:: Input data ::

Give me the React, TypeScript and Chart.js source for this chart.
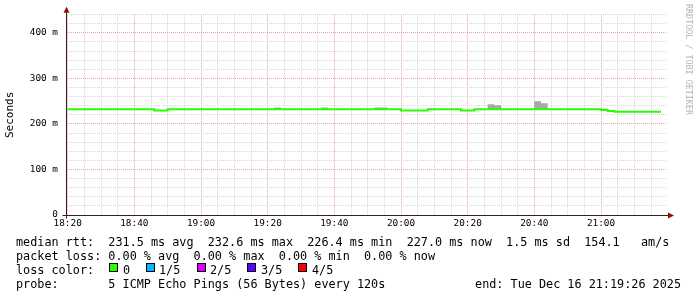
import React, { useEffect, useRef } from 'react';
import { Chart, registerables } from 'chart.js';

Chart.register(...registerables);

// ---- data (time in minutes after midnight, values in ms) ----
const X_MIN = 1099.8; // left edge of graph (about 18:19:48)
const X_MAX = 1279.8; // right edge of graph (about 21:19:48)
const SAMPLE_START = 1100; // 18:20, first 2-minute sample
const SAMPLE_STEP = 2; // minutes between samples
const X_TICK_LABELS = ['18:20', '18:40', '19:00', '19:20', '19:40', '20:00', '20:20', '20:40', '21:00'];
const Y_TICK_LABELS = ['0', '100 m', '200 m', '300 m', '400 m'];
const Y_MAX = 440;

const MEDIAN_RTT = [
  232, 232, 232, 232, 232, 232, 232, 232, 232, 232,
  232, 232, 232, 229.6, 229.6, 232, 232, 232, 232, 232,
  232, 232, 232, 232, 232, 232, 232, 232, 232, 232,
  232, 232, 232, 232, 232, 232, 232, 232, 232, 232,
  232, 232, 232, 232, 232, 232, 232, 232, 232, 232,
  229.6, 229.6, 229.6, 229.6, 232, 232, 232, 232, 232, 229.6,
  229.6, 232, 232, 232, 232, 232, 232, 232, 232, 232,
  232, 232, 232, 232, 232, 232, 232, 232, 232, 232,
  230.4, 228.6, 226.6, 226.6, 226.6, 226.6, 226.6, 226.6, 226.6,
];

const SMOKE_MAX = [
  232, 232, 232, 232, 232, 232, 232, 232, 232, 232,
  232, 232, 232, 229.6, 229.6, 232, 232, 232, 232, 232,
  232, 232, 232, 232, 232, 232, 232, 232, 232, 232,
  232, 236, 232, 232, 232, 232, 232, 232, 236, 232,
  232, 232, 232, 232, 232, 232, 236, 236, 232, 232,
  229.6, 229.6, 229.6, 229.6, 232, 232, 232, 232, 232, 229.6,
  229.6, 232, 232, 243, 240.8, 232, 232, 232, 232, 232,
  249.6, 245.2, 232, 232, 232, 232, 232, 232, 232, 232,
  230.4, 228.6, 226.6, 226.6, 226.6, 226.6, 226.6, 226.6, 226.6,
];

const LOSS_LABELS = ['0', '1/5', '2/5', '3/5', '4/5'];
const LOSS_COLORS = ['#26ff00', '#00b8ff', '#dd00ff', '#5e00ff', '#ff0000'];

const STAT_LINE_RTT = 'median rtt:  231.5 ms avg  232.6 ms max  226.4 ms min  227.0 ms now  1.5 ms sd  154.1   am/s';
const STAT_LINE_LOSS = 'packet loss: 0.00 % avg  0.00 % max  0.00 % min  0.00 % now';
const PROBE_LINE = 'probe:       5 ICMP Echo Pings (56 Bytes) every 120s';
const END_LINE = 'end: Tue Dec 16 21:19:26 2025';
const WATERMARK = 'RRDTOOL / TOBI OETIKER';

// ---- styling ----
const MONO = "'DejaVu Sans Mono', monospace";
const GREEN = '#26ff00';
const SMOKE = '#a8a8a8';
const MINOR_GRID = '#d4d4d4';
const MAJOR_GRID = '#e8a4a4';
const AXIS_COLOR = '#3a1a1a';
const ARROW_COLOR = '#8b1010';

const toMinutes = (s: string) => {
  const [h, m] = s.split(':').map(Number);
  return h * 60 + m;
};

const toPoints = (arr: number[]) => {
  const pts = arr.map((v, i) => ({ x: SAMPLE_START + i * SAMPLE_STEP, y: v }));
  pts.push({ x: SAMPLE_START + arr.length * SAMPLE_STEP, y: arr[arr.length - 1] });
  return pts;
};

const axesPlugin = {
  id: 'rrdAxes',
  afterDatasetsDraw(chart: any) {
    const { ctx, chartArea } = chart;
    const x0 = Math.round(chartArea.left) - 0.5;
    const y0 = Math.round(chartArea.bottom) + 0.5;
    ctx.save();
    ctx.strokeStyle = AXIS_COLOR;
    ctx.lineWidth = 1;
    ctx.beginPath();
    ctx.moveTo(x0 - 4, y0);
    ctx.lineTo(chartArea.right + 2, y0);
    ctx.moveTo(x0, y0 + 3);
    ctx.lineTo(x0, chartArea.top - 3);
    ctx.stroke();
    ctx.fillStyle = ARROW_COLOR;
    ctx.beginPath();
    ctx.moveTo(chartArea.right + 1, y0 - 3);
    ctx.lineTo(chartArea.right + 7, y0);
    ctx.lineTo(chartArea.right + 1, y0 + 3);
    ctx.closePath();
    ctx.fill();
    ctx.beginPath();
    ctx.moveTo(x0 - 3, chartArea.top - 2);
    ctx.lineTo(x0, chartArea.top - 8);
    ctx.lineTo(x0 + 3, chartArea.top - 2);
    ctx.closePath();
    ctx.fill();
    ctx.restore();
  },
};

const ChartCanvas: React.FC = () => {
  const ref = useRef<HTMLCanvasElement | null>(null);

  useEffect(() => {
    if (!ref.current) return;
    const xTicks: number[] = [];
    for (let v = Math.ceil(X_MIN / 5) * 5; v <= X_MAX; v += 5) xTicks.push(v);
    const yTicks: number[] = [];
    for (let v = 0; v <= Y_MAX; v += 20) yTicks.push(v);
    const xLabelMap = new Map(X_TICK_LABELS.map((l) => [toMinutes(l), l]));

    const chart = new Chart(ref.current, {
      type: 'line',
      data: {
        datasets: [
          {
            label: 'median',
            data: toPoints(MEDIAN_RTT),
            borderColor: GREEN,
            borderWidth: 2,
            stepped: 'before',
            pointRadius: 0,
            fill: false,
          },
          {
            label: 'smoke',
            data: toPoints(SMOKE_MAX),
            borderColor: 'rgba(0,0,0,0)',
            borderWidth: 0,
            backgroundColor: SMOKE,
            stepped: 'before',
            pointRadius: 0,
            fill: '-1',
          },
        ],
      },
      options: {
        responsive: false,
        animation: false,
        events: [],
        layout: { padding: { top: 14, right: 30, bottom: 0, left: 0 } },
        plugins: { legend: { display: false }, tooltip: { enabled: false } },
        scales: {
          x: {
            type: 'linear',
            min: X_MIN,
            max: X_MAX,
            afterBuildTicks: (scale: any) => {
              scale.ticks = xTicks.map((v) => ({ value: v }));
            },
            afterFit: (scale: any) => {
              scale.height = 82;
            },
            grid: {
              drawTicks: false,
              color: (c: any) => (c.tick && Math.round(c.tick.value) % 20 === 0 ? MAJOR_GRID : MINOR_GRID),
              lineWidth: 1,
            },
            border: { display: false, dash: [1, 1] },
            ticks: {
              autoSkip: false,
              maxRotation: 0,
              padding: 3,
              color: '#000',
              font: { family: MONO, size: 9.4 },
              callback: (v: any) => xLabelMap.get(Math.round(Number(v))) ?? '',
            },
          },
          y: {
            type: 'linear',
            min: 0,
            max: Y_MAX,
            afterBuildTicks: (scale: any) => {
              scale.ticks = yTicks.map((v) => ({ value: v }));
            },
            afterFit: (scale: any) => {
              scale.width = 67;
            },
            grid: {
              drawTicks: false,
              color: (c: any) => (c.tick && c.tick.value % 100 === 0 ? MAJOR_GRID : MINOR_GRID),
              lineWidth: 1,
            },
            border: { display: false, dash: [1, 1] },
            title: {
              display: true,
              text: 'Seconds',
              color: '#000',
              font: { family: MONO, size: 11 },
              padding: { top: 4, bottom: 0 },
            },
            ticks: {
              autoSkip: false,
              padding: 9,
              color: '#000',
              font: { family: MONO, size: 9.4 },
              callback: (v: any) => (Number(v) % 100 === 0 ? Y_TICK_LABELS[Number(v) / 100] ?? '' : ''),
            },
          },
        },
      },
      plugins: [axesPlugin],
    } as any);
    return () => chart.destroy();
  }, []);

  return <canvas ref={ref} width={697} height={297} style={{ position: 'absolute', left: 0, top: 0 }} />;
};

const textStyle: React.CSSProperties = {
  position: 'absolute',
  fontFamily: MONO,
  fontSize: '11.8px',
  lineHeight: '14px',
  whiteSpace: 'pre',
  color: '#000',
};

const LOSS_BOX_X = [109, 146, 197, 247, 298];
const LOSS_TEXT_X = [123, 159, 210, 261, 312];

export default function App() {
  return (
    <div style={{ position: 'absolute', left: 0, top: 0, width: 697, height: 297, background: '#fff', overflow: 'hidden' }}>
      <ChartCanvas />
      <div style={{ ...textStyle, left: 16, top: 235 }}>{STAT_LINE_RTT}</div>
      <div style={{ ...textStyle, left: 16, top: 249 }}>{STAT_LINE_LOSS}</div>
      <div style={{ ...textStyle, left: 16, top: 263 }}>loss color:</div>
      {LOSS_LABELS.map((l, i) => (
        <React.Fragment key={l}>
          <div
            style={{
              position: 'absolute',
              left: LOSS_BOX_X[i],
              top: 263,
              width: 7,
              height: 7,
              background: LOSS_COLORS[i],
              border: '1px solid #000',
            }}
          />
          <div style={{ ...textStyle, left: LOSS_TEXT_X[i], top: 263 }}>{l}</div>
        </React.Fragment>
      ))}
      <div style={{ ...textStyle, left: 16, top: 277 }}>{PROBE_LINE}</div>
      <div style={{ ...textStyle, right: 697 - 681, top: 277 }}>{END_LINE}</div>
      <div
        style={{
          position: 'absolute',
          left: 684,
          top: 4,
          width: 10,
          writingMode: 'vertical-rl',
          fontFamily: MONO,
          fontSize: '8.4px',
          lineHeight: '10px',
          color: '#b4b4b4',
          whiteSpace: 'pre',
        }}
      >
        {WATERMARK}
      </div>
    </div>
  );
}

:::
:: Input data ::

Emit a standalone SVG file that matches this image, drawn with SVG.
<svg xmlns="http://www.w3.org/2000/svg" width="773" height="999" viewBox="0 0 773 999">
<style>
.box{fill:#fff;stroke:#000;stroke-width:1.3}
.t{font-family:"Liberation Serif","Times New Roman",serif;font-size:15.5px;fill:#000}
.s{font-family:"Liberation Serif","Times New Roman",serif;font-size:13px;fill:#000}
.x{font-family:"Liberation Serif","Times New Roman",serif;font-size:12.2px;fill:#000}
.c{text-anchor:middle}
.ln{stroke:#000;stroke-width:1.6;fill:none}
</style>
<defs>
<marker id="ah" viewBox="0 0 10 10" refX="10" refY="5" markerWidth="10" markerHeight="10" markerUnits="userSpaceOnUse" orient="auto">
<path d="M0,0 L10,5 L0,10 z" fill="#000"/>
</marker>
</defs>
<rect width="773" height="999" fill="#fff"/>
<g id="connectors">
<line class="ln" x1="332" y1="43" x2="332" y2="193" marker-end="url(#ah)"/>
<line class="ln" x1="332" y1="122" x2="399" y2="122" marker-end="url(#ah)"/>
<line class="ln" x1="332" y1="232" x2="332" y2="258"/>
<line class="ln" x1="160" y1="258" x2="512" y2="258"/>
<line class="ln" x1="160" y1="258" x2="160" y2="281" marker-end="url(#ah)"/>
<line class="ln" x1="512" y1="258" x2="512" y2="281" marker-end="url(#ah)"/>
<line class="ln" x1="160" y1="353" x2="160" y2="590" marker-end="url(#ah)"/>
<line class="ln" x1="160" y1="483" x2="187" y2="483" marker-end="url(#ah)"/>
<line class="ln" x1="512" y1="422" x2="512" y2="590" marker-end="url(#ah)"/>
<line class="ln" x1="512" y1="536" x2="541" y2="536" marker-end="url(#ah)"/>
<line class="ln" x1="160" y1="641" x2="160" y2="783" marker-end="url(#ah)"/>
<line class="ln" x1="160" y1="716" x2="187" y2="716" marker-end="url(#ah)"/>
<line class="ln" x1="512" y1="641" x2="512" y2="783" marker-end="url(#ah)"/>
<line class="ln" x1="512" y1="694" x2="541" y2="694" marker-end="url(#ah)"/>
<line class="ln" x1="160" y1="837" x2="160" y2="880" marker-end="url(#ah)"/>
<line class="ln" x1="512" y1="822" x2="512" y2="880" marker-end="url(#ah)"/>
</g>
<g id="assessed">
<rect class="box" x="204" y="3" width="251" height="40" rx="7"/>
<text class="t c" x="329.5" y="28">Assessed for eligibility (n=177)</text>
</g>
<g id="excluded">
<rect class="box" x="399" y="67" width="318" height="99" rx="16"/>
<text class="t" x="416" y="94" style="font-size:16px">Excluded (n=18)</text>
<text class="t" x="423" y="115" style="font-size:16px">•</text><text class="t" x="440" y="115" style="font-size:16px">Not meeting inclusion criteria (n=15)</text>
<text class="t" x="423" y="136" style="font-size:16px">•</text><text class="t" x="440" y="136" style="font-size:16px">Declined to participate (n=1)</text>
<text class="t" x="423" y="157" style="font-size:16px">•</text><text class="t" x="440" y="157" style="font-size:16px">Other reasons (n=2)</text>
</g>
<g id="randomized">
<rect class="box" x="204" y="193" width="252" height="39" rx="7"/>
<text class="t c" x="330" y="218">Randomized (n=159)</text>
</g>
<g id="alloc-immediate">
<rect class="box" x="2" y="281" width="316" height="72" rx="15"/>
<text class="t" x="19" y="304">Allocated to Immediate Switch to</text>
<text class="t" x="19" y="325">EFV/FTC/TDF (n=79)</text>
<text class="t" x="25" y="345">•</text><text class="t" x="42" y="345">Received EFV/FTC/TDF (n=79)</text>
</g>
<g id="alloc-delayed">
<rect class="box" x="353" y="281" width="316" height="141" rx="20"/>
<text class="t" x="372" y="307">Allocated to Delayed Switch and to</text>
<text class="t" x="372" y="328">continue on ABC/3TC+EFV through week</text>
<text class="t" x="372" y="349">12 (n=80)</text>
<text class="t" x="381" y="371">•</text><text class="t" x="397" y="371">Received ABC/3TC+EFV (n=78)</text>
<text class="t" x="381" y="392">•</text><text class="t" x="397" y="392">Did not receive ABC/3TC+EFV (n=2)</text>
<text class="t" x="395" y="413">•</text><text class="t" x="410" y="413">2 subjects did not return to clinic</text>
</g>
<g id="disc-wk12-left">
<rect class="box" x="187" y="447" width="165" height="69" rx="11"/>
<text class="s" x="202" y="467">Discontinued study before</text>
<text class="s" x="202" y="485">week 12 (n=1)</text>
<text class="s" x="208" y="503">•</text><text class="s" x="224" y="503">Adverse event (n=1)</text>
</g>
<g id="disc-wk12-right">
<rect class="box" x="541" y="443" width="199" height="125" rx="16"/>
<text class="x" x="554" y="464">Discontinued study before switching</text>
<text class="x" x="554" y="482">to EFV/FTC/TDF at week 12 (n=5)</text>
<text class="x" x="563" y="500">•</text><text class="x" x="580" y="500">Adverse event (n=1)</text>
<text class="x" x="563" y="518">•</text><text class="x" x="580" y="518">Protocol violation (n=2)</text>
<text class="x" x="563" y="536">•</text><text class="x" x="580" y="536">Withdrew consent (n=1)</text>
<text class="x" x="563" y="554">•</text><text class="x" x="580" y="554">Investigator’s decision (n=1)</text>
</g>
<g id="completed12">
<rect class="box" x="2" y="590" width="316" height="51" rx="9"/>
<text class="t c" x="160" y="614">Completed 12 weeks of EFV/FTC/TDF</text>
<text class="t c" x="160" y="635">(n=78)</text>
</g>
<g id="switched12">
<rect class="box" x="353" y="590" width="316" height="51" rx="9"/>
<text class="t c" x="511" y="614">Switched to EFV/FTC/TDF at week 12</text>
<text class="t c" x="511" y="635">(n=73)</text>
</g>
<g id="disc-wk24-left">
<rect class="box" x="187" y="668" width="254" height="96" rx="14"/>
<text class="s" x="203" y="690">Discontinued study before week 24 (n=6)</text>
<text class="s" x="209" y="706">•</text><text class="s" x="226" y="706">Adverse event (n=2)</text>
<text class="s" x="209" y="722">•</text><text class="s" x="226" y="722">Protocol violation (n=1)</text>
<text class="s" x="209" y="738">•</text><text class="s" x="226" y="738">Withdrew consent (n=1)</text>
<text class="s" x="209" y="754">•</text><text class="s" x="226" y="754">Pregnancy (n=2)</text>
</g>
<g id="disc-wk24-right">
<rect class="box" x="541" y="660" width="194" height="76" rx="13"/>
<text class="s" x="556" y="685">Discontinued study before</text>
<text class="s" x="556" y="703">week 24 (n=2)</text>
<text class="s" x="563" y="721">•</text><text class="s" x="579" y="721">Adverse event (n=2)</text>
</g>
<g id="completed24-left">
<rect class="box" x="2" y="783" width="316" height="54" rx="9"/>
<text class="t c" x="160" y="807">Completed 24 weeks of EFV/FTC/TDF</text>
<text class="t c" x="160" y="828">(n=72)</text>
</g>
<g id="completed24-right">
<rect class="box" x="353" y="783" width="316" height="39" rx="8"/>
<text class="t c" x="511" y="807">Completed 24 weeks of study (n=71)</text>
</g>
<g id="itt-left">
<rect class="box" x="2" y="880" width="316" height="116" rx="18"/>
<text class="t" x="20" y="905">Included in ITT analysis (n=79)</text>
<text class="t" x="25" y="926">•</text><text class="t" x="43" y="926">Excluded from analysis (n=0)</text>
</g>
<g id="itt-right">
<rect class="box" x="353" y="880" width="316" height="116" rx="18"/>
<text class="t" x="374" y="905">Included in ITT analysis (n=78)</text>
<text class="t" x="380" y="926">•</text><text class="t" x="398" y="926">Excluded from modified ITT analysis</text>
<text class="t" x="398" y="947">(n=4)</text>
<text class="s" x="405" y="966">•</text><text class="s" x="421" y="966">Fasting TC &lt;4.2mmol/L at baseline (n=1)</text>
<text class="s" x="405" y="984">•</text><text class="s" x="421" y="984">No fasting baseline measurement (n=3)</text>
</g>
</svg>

:::
:: Input data ::

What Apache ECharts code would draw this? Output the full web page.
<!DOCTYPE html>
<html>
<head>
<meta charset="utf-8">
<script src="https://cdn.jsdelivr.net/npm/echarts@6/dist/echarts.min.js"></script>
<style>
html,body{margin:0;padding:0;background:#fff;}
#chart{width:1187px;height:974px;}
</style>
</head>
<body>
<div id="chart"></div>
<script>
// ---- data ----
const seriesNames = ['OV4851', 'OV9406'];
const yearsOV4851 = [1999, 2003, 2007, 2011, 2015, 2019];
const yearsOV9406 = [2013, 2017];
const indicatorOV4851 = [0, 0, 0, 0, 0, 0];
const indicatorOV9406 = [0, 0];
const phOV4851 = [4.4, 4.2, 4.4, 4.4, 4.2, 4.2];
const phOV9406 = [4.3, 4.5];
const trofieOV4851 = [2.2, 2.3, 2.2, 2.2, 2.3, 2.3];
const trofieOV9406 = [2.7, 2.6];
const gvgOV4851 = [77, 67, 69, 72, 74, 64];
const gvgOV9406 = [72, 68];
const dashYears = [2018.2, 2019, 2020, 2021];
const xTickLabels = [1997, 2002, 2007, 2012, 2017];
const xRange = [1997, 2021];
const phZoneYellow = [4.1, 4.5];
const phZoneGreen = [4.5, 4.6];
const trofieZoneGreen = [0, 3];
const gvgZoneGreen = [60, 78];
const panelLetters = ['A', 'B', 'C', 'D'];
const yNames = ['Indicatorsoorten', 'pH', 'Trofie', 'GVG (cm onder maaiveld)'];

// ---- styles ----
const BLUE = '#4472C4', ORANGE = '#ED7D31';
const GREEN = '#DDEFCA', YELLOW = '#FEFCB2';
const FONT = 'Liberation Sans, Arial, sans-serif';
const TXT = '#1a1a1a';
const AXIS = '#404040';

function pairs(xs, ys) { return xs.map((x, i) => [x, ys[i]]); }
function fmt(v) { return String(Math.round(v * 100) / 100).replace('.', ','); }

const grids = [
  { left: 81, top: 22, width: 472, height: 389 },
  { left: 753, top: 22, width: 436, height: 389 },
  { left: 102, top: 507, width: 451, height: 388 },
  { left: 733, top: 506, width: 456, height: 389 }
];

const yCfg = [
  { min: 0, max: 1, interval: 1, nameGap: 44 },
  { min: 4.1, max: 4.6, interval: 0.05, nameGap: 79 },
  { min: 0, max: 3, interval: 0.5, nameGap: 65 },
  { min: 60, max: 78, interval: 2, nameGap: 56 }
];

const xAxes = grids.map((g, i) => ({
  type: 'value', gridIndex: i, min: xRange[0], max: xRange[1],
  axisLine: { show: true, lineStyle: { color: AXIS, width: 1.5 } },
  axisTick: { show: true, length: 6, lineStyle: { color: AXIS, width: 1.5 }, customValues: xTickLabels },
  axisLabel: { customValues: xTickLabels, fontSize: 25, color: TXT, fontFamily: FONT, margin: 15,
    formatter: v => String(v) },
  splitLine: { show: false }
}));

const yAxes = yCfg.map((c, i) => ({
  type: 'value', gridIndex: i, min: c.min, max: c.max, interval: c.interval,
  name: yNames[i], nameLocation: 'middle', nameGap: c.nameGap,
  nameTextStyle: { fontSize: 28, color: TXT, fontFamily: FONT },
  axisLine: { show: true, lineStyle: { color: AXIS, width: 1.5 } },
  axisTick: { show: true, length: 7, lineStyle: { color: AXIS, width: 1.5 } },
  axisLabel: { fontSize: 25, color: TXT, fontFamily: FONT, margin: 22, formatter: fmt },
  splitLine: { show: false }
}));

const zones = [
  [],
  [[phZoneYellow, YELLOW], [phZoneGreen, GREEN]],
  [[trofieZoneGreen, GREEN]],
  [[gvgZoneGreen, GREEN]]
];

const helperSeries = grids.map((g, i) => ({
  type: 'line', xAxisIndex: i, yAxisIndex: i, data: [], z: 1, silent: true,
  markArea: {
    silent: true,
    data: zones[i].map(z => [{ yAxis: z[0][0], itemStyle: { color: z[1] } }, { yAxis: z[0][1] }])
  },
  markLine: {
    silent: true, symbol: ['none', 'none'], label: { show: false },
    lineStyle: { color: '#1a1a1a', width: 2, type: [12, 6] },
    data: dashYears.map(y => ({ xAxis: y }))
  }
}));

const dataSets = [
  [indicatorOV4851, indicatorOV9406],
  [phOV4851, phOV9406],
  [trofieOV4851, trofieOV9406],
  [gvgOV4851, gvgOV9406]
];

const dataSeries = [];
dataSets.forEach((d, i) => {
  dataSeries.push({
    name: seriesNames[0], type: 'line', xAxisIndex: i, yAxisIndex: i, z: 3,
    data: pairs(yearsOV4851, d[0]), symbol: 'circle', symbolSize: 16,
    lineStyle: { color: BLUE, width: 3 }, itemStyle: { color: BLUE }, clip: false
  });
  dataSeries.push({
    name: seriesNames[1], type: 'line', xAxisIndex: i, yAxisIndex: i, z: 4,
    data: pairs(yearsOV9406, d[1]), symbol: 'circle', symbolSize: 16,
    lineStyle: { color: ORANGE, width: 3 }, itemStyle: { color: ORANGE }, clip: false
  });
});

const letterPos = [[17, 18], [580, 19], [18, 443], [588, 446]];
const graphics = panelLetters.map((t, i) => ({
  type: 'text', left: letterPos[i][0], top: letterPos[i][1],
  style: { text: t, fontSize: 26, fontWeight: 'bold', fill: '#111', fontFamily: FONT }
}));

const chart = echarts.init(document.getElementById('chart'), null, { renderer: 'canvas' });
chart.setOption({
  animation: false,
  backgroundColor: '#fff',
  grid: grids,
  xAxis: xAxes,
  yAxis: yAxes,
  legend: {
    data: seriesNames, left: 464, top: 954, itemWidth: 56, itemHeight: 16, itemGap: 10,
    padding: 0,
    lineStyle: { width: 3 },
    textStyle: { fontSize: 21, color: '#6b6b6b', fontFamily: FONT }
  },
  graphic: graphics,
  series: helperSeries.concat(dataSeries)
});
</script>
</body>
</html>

:::

What to produce:
Across the records, how many lines contain "React"? Only the number should be given.

Exercise response:
6